Re: [HTML Speech] Let's get started! from Eric S. Johansson on 2010-09-08 (public-xg-htmlspeech@w3.org from September 2010)

From: Eric S. Johansson <esj@harvee.org>
Date: Wed, 08 Sep 2010 10:55:45 -0400
To: Satish Sampath <satish@google.com>
CC: Olli@pettay.fi, Dan Burnett <dburnett@voxeo.com>, public-xg-htmlspeech@w3.org
Message-ID: <4C87A3F1.3000807@harvee.org>
  On 9/8/2010 10:26 AM, Satish Sampath wrote:
> Hi Olli,
I've been reading a bit of the background material and I admit I still to read a 
bit more. My first question is

How many of you live with speech recognition like I do? I should be living 
without a keyboard but, way too much of the world is hostile to those of us with 
a upper extremity disorders.

I'm also wondering who is the target audience for making these changes? Is it 
tabs or, can the disabled take care of themselves? XML is one of the worst 
formats for data if you are disabled. It is something you would never try to 
speak using speech recognition simply because of the hard to pronounce character 
sequences, the requirement that you speak of one character at a time usually 
discreet utterance form to make sure you get the right recognition which is 
tantamount to speaking the keyboard. Speaking the keyboard is a well known user 
mode imposed upon the disabled with the end result that the disabled lose the 
ability to speak because it is so wearing on the throat.

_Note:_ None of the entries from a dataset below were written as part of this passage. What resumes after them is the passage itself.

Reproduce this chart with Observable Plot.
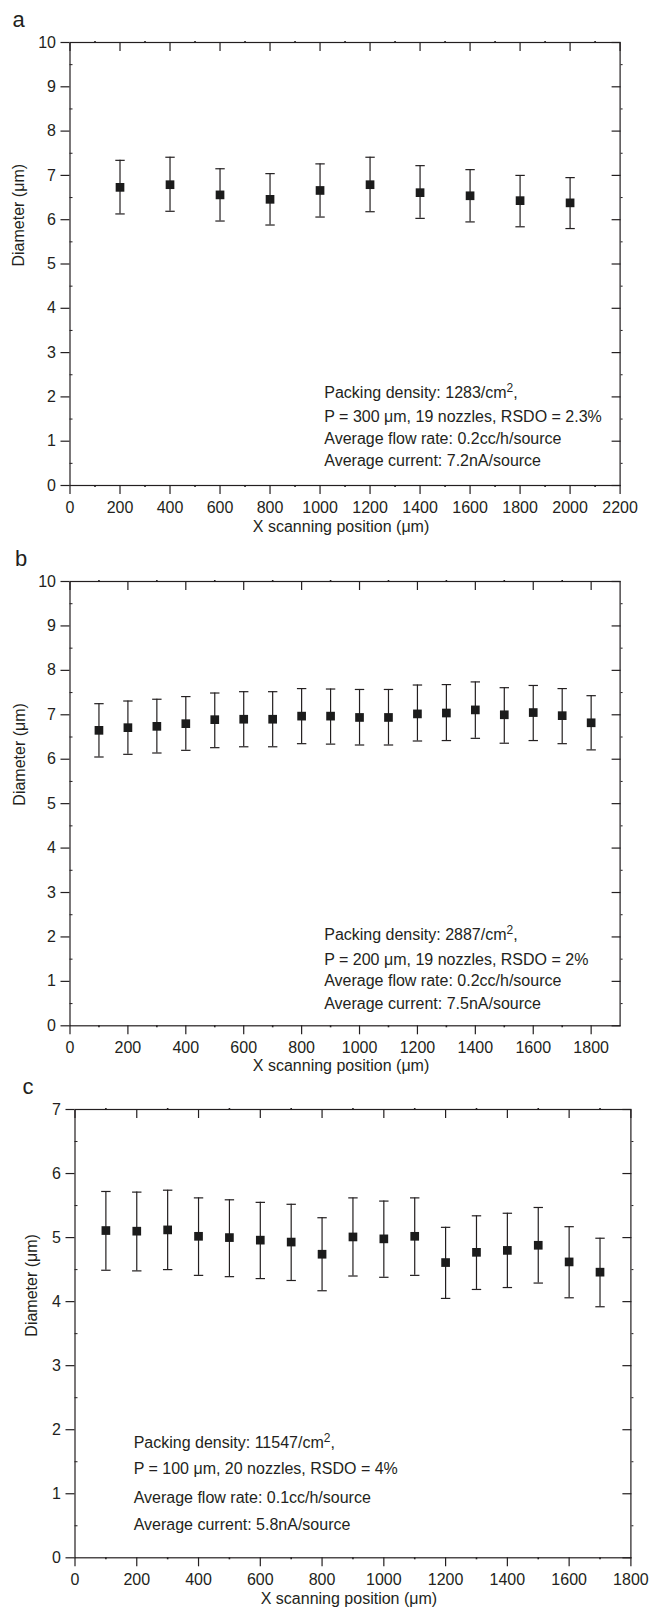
<!DOCTYPE html>
<html><head><meta charset="utf-8">
<script src="https://cdn.jsdelivr.net/npm/d3@7"></script>
<script src="https://cdn.jsdelivr.net/npm/@observablehq/plot@0.6"></script>
<style>
body{margin:0;background:#fff;}
#root{position:relative;width:649px;height:1613px;overflow:hidden;}
.panel{position:absolute;left:0;}
.panel svg{display:block;}
</style></head><body><div id="root"></div>
<script>
// ---------- Panel a ----------
const xA = [200, 400, 600, 800, 1000, 1200, 1400, 1600, 1800, 2000];
const meanA = [6.73, 6.79, 6.56, 6.46, 6.66, 6.79, 6.61, 6.54, 6.43, 6.38];
const lowA  = [6.13, 6.19, 5.97, 5.88, 6.06, 6.18, 6.03, 5.95, 5.84, 5.80];
const highA = [7.34, 7.41, 7.15, 7.04, 7.26, 7.41, 7.22, 7.13, 7.00, 6.95];
const notesA = ["Packing density: 1283/cm²,", "P = 300 μm, 19 nozzles, RSDO = 2.3%", "Average flow rate: 0.2cc/h/source", "Average current: 7.2nA/source"];
const noteYA = [2.08, 1.56, 1.05, 0.55];
const noteXA = 1017;
const xTicksA = [0, 200, 400, 600, 800, 1000, 1200, 1400, 1600, 1800, 2000, 2200];
const yTicksA = [0, 1, 2, 3, 4, 5, 6, 7, 8, 9, 10];

// ---------- Panel b ----------
const xB = [100, 200, 300, 400, 500, 600, 700, 800, 900, 1000, 1100, 1200, 1300, 1400, 1500, 1600, 1700, 1800];
const meanB = [6.65, 6.71, 6.74, 6.80, 6.89, 6.90, 6.90, 6.97, 6.97, 6.94, 6.94, 7.02, 7.04, 7.11, 7.00, 7.05, 6.98, 6.82];
const lowB  = [6.05, 6.11, 6.14, 6.20, 6.26, 6.28, 6.28, 6.35, 6.34, 6.32, 6.32, 6.41, 6.42, 6.47, 6.36, 6.42, 6.35, 6.21];
const highB = [7.25, 7.31, 7.35, 7.41, 7.49, 7.52, 7.52, 7.59, 7.58, 7.57, 7.57, 7.67, 7.68, 7.74, 7.61, 7.66, 7.59, 7.43];
const notesB = ["Packing density: 2887/cm²,", "P = 200 μm, 19 nozzles, RSDO = 2%", "Average flow rate: 0.2cc/h/source", "Average current: 7.5nA/source"];
const noteYB = [2.055, 1.49, 1.0, 0.49];
const noteXB = 878;
const xTicksB = [0, 200, 400, 600, 800, 1000, 1200, 1400, 1600, 1800];
const yTicksB = [0, 1, 2, 3, 4, 5, 6, 7, 8, 9, 10];

// ---------- Panel c ----------
const xC = [100, 200, 300, 400, 500, 600, 700, 800, 900, 1000, 1100, 1200, 1300, 1400, 1500, 1600, 1700];
const meanC = [5.11, 5.10, 5.12, 5.02, 5.00, 4.96, 4.93, 4.74, 5.01, 4.98, 5.02, 4.61, 4.77, 4.80, 4.88, 4.62, 4.46];
const lowC  = [4.49, 4.48, 4.50, 4.41, 4.39, 4.36, 4.33, 4.17, 4.40, 4.38, 4.41, 4.05, 4.19, 4.22, 4.29, 4.06, 3.92];
const highC = [5.72, 5.71, 5.74, 5.62, 5.59, 5.55, 5.52, 5.31, 5.62, 5.57, 5.62, 5.16, 5.34, 5.38, 5.47, 5.17, 4.99];
const notesC = ["Packing density: 11547/cm²,", "P = 100 μm, 20 nozzles, RSDO = 4%", "Average flow rate: 0.1cc/h/source", "Average current: 5.8nA/source"];
const noteYC = [1.79, 1.39, 0.937, 0.52];
const noteXC = 190;
const xTicksC = [0, 200, 400, 600, 800, 1000, 1200, 1400, 1600, 1800];
const yTicksC = [0, 1, 2, 3, 4, 5, 6, 7];

const INK = "#231f20";
const FONT = "'Liberation Sans', Arial, Helvetica, sans-serif";

const capSymbol = {
  draw(context, size) {
    const r = Math.sqrt(size / Math.PI);
    context.moveTo(-r, 0);
    context.lineTo(r, 0);
  }
};

function makePanel(cfg) {
  const data = cfg.x.map((x, i) => ({x, mean: cfg.mean[i], low: cfg.low[i], high: cfg.high[i]}));
  const xMax = cfg.xDomain[1], yMax = cfg.yDomain[1];
  const xMinor = d3.range(100, xMax, 200);
  const yMinor = d3.range(0.5, yMax, 1);
  const notes = cfg.notes.map((t, i) => ({t, y: cfg.noteY[i]}));
  return Plot.plot({
    width: 649,
    height: cfg.height,
    marginTop: cfg.mt, marginBottom: cfg.mb, marginLeft: cfg.ml, marginRight: cfg.mr,
    style: {fontFamily: FONT, fontSize: "16px", color: INK, background: "white", overflow: "visible"},
    x: {domain: cfg.xDomain},
    y: {domain: cfg.yDomain},
    marks: [
      // error bars
      Plot.ruleX(data, {x: "x", y1: "low", y2: "high", stroke: INK, strokeWidth: 1.2}),
      Plot.dot(data, {x: "x", y: "high", symbol: capSymbol, r: 4.7, stroke: INK, strokeWidth: 1.2, fill: "none"}),
      Plot.dot(data, {x: "x", y: "low", symbol: capSymbol, r: 4.7, stroke: INK, strokeWidth: 1.2, fill: "none"}),
      Plot.dot(data, {x: "x", y: "mean", symbol: "square", r: 4.9, fill: "#1b1b1b", stroke: null}),
      // frame
      Plot.frame({stroke: INK, strokeWidth: 1.2}),
      // left axis: labeled, outward ticks
      Plot.axisY({ticks: cfg.yTicks, anchor: "left", tickSize: 9, tickPadding: 5, fontSize: 16, label: null, stroke: INK, strokeWidth: 1.2, tickFormat: d => String(d)}),
      Plot.axisY({ticks: yMinor, anchor: "left", tickSize: 3, dx: 3, tickFormat: () => "", label: null, stroke: INK}),
      // right axis: inward ticks
      Plot.axisY({ticks: cfg.yTicks, anchor: "right", tickSize: 9, dx: -9, tickFormat: () => "", label: null, stroke: INK, strokeWidth: 1.2}),
      Plot.axisY({ticks: yMinor, anchor: "right", tickSize: 2, tickFormat: () => "", label: null, stroke: INK}),
      // bottom axis: labeled, outward ticks
      Plot.axisX({ticks: cfg.xTicks, anchor: "bottom", tickSize: 9, tickPadding: 7, fontSize: 16, label: null, stroke: INK, strokeWidth: 1.2, tickFormat: d => String(d)}),
      Plot.axisX({ticks: xMinor, anchor: "bottom", tickSize: 2, tickFormat: () => "", label: null, stroke: INK, strokeWidth: 1.6}),
      // top axis: inward ticks
      Plot.axisX({ticks: cfg.xTicks, anchor: "top", tickSize: 8, dy: 8, tickFormat: () => "", label: null, stroke: INK, strokeWidth: 1.2}),
      Plot.axisX({ticks: xMinor, anchor: "top", tickSize: 2, tickFormat: () => "", label: null, stroke: INK, strokeWidth: 1.6}),
      // annotations
      Plot.text(notes, {x: () => cfg.noteX, y: "y", text: "t", textAnchor: "start", fontSize: 16, fill: INK}),
      // axis titles
      Plot.text(["Diameter (μm)"], {frameAnchor: "left", text: d => d, rotate: -90, dx: cfg.yTitleDx, dy: cfg.yTitleDy, fontSize: 16, fill: INK}),
      Plot.text(["X scanning position (μm)"], {frameAnchor: "bottom", text: d => d, dx: -4, dy: cfg.xTitleDy, fontSize: 16, fill: INK}),
      // panel letter
      Plot.text([cfg.letter], {frameAnchor: "top-left", text: d => d, textAnchor: "start", lineAnchor: "bottom", dx: cfg.letterDx, dy: cfg.letterDy, fontSize: 22, fill: INK})
    ]
  });
}

// render "cm²" with a true raised superscript digit
function superscriptFix(svg) {
  const NS = "http://www.w3.org/2000/svg";
  svg.querySelectorAll("text").forEach(t => {
    if (t.children.length === 0 && t.textContent.includes("²")) {
      const [before, after] = t.textContent.split("²");
      t.textContent = before;
      const sup = document.createElementNS(NS, "tspan");
      sup.setAttribute("dy", "-6");
      sup.setAttribute("font-size", "12");
      sup.textContent = "2";
      const rest = document.createElementNS(NS, "tspan");
      rest.setAttribute("dy", "6");
      rest.textContent = after;
      t.appendChild(sup);
      t.appendChild(rest);
    }
  });
}

const panels = [
  {top: 0, height: 540, mt: 42, mb: 55, ml: 69.5, mr: 29.4,
   x: xA, mean: meanA, low: lowA, high: highA, xDomain: [0, 2200], yDomain: [0, 10],
   xTicks: xTicksA, yTicks: yTicksA, notes: notesA, noteY: noteYA, noteX: noteXA,
   yTitleDx: -51, yTitleDy: 2.5, xTitleDy: 46, letter: "a", letterDx: -57.5, letterDy: -16},
  {top: 540, height: 540, mt: 41, mb: 54.7, ml: 69.5, mr: 29.4,
   x: xB, mean: meanB, low: lowB, high: highB, xDomain: [0, 1900], yDomain: [0, 10],
   xTicks: xTicksB, yTicks: yTicksB, notes: notesB, noteY: noteYB, noteX: noteXB,
   yTitleDx: -50, yTitleDy: 2, xTitleDy: 45, letter: "b", letterDx: -55, letterDy: -16},
  {top: 1080, height: 533, mt: 29, mb: 55.7, ml: 74.5, mr: 18.6,
   x: xC, mean: meanC, low: lowC, high: highC, xDomain: [0, 1800], yDomain: [0, 7],
   xTicks: xTicksC, yTicks: yTicksC, notes: notesC, noteY: noteYC, noteX: noteXC,
   yTitleDx: -43.5, yTitleDy: 3, xTitleDy: 46, letter: "c", letterDx: -52.5, letterDy: -16}
];

const root = document.getElementById("root");
for (const p of panels) {
  const div = document.createElement("div");
  div.className = "panel";
  div.style.top = p.top + "px";
  const svg = makePanel(p);
  superscriptFix(svg);
  div.appendChild(svg);
  root.appendChild(div);
}
</script>
</body></html>
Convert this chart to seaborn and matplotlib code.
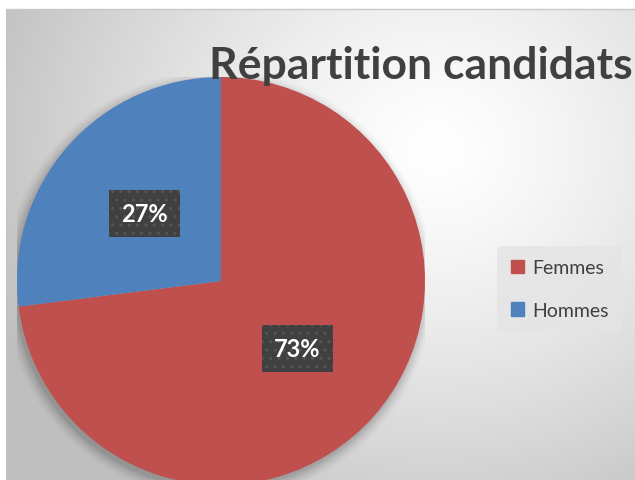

This may be because I haven't read the background yet but how do you accommodate 
for editing? I'm sure I'll leave several speakos behind in this message for no 
other reason than it's impossible to crack by speech and my hands are burned out 
enough I don't want to bother navigating.

I should probably explain my background. I've been disabled for over 15 years, 
speech recognition user the entire time. Watched the industry progress from 
discrete utterance to large vocabulary continuous recognition systems. I was 
part of the crew hoping to put together and organize the first generation of 
programming by voice systems. I organized the conference is and lined up talent 
to talk to us. I was part of the now defunct open source speech recognition 
initiative program and I'm now trying desperately to figure out enough about 
natpython so that I can apply Select-and-Say features to pyscripter. Quite a 
challenge when your hands aren't functional.

Obviously I've learned quite a lot about what it's like to live with speech. 
I've learned that simple macro models are a dead-end. They're only good for 
trivial stuff. most "command-and-control interfaces are also dead ends. For the 
most part, he was my hands as broken as they are, I don't speak anything for 
command-and-control. It's too stressful to the throat.   similarly, "natural 
language" commands are pretty much useless. Too hard to discover, dangerous with 
misrecognition's, set wrong user expectations

What you need to look at is creating "written speech" interfaces for more 
complicated operations. I forget the actual terms but a written speech interface 
is one where you can dictate into some holding editor and then translate the 
dictated information to what you need. It gives you opportunities for correction 
you wouldn't otherwise have. It also lets you pause and think in the middle of 
an utterance.  For example, you could be spelling out a change directory 
command. You forget where you are in the hierarchy so when you pause, the system 
comes up with a prompt tell you what can be said and then you say it through to 
the end. While the command is in the miniature editor, you can change individual 
pathnames (because they are all spoken words), and even use additional commands 
like "remember this as <register name>" to store or retrieve the path.

Anyway, that's the direction I'm heading down with my speech user interface 
ideas. I'm hoping that I can nudge you down the path of making something usable 
by crips like me.  I highly recommend you throw away your keyboards and use 
NaturallySpeaking for everything. It's the current gold standard. It's quite 
enlightening.
Received on Wednesday, 8 September 2010 14:57:53 UTC